Published January 13, 2015
European lawmakers accused European Union countries Thursday of failing to address allegations of CIA secret prisons and flights across the continent and demanded to know "who was on those flights, where they went."
Allegations the CIA hid and interrogated key Al Qaeda suspects at Soviet-era compounds in Eastern Europe were first reported in The Washington Post on Nov. 2. A day later, Human Rights Watch said it had evidence the CIA transported suspected terrorists captured in Afghanistan to Poland and Romania.
Sarah Ludford, a British member of the European Parliament's civil liberties committee, said Thursday it was time for answers.
"I am not at all reassured that there is sufficient determination by [member states] to get to the bottom of this and establish the truth," Ludford said. "The allegations are now beyond speculation. We now have sufficient evidence involving CIA flights. We need to know who was on those flights, where they went."
Several EU governments have launched formal investigations into the allegations, but so far most have only vigorously denied media reports about apparent aircraft landings and secret jails.
The prime ministers of Spain and Italy, meeting in Rome, also said Thursday that neither country had any evidence of any illegal CIA activities. Spanish authorities have investigated at least 10 stopovers on the Mediterranean island of Mallorca by private planes described in Spanish media reports as being operated for the CIA, and a smaller number of similar stopovers in the Canary Islands.
Daria Pesce, the lawyer representing Robert Seldon Lady, former Milan CIA station chief and one of 22 purported CIA agents accused in the kidnapping of a radical Egyptian cleric on a Milan street in 2003, said the Italian secret services had to know about it.
The cleric, Osma Moustafa Hassan Nasr, was flown to Egypt, Milan prosecutors say, in an abduction purportedly part of the CIA's program of "extraordinary rendition."
"I believe the (Italian) secret services knew" about the alleged kidnapping, she said. "They should have known."
The Italian government has consistently denied that government or secret service officials had any knowledge.
The EU civil liberties panel said the full European parliament would decide in December whether to launch a formal investigation into reports the CIA interrogated Al Qaeda suspects at Soviet-era compounds in Eastern Europe and used European airports to transfer prisoners.
"This affair hits Europe and very deeply affects the confidence of our people. Yet EU governments have little interest and will to sort this out," said German Green deputy Johannes Vogenhuber.
The committee also demanded that the EU's air safety organization provide flight logs and details of several dozen suspect planes that flew through Europe.
"Do we give the CIA the benefit of doubt? I don't know if we want to do that. Just look at history," said Dutch deputy Sophia in't Veld.
EU Justice Commissioner Franco Frattini said Monday he will propose the suspension of voting rights for any nation found to have hosted a secret detention center.

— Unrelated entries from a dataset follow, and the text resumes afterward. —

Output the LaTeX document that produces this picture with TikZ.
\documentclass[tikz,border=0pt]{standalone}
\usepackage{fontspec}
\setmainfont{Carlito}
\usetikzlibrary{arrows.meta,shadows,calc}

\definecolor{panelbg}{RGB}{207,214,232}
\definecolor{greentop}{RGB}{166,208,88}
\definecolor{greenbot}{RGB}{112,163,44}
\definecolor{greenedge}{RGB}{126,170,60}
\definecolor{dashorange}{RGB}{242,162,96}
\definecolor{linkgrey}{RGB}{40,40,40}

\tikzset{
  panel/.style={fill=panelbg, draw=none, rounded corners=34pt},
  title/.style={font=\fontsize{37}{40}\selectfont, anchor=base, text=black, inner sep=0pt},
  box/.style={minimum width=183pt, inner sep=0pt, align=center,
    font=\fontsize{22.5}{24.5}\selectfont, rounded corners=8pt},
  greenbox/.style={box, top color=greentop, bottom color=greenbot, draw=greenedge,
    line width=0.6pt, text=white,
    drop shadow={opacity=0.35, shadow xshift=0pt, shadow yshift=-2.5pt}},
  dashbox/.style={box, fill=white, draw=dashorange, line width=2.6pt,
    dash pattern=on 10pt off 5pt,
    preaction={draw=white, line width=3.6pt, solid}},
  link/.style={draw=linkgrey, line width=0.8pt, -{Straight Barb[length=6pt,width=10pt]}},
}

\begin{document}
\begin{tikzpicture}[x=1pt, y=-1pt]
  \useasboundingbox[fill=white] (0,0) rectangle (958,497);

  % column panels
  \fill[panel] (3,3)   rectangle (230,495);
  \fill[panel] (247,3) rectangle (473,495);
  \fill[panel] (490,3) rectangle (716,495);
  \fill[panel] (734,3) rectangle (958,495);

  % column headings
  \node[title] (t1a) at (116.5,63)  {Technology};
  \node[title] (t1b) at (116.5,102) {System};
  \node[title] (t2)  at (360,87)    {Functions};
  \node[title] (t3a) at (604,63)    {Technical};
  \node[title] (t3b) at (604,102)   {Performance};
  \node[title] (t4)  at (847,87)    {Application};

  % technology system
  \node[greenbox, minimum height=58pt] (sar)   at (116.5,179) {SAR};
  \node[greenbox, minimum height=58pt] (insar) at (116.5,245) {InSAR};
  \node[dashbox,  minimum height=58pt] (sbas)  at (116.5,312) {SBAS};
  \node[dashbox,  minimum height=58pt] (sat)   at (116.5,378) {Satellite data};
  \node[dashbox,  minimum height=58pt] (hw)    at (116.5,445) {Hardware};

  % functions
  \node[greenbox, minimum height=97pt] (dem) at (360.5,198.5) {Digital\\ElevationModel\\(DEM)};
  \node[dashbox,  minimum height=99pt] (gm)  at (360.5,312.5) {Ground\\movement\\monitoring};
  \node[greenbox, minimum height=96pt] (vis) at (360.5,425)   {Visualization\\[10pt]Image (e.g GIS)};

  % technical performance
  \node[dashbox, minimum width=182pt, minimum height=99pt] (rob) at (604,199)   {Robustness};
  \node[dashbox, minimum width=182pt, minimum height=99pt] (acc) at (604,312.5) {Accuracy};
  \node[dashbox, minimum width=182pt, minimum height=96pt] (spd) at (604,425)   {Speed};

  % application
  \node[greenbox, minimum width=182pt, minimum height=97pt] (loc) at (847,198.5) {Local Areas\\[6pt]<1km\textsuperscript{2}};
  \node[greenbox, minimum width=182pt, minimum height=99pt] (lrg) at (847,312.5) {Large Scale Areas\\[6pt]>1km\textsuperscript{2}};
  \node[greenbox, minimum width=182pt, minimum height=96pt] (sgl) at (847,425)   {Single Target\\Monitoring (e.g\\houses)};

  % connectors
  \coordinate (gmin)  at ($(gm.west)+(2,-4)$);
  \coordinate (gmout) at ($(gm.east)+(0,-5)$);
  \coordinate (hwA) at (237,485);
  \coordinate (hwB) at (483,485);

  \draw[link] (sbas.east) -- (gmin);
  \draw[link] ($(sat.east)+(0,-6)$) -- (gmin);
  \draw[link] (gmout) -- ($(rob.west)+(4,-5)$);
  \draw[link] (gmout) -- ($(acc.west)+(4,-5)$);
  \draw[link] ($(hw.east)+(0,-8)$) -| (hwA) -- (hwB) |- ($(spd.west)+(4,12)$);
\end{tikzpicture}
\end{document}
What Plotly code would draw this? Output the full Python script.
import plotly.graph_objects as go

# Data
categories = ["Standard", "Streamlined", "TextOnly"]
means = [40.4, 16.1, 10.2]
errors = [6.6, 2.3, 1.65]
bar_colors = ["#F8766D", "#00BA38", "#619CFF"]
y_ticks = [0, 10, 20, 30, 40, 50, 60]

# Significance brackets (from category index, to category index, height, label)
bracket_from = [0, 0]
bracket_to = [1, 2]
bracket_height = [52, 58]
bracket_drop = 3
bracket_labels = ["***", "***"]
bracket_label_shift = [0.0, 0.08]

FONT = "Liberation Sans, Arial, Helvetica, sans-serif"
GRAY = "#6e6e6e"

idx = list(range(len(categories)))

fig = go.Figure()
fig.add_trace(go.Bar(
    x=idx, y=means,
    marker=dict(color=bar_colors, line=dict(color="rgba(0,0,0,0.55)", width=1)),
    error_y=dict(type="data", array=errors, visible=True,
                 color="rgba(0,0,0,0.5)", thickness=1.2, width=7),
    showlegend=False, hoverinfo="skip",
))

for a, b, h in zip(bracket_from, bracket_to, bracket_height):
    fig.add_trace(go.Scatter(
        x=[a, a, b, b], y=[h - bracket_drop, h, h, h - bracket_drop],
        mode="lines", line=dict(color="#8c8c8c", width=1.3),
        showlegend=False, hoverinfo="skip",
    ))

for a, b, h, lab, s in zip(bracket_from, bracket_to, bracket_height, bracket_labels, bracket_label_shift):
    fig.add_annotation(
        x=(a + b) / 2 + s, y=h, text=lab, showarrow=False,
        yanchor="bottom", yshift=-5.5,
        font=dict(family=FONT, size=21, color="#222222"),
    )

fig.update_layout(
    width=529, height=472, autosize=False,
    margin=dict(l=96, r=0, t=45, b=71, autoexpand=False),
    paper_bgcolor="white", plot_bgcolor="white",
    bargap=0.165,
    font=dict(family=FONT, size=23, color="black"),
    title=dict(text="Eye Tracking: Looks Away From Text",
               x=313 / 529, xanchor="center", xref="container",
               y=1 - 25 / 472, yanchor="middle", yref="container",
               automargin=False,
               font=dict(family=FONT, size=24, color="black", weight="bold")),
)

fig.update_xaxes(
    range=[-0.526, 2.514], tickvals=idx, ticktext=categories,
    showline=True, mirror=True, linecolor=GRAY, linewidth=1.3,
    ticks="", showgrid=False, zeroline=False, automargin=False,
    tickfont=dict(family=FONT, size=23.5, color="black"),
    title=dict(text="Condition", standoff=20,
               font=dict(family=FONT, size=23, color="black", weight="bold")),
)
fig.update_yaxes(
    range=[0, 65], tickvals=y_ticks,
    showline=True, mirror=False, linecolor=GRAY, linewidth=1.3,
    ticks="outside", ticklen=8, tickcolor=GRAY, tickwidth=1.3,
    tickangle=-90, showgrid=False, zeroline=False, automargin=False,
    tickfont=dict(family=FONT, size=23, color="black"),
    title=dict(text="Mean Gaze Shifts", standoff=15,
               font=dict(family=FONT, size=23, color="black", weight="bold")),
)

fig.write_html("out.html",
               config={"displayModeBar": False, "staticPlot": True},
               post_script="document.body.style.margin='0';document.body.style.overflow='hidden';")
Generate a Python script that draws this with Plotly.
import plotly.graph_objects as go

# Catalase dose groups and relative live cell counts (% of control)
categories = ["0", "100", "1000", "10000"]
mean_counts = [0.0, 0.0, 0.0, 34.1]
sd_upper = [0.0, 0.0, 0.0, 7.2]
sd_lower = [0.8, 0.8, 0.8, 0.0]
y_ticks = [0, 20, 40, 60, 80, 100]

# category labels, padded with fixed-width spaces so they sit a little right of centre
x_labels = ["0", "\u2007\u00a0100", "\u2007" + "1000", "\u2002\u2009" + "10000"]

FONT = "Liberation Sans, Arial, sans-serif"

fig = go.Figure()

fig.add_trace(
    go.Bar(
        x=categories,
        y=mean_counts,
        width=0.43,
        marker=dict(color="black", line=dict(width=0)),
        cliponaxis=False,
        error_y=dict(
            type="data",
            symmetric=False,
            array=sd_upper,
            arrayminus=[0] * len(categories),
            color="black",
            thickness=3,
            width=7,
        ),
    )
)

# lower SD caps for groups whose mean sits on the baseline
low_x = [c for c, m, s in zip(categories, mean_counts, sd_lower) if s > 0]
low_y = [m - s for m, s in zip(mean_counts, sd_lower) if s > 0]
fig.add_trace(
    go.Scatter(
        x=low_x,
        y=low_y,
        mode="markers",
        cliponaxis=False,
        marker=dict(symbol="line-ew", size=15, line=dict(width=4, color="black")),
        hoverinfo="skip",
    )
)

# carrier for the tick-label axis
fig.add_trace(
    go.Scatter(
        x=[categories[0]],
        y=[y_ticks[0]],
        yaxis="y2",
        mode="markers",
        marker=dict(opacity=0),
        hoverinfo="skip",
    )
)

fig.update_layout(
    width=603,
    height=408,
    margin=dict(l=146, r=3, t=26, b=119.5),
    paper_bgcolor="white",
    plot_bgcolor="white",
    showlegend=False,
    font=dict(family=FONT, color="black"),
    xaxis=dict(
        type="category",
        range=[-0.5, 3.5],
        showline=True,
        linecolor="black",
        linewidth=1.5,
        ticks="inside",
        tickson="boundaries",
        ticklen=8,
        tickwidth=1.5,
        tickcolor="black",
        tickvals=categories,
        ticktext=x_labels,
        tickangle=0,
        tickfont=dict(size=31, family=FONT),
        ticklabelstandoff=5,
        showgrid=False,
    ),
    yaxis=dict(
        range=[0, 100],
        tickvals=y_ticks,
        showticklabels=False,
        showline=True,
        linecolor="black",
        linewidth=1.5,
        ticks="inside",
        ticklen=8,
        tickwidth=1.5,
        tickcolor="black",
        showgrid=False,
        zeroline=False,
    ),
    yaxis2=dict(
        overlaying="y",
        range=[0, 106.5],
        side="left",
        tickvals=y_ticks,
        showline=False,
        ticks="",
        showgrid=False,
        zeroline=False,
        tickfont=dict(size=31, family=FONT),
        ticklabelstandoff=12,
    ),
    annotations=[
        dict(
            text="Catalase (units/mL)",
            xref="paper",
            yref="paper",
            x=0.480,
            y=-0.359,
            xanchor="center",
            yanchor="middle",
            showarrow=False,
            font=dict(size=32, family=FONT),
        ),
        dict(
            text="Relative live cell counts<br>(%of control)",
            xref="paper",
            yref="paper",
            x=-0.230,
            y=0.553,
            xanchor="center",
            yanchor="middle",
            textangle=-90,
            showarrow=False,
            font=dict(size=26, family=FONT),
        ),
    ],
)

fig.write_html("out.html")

The European Union has requested a formal response from the Bush administration about the reports. The United States will answer "to the best of our ability," the State Department said, without setting a date for the reply.
Clandestine detention centers would violate the European Convention on Human Rights, a treaty binding on all European countries.
While Romanian officials have denied the existence of a secret CIA prison, they have been vague about the issue of possible transit of prisoners through Romanian territory.
Poland President Aleksander Kwasniewski has said his country has never allowed the CIA to hold prisoners on its territory. On Tuesday, he told reporters in Brussels he had no information on possible CIA flights.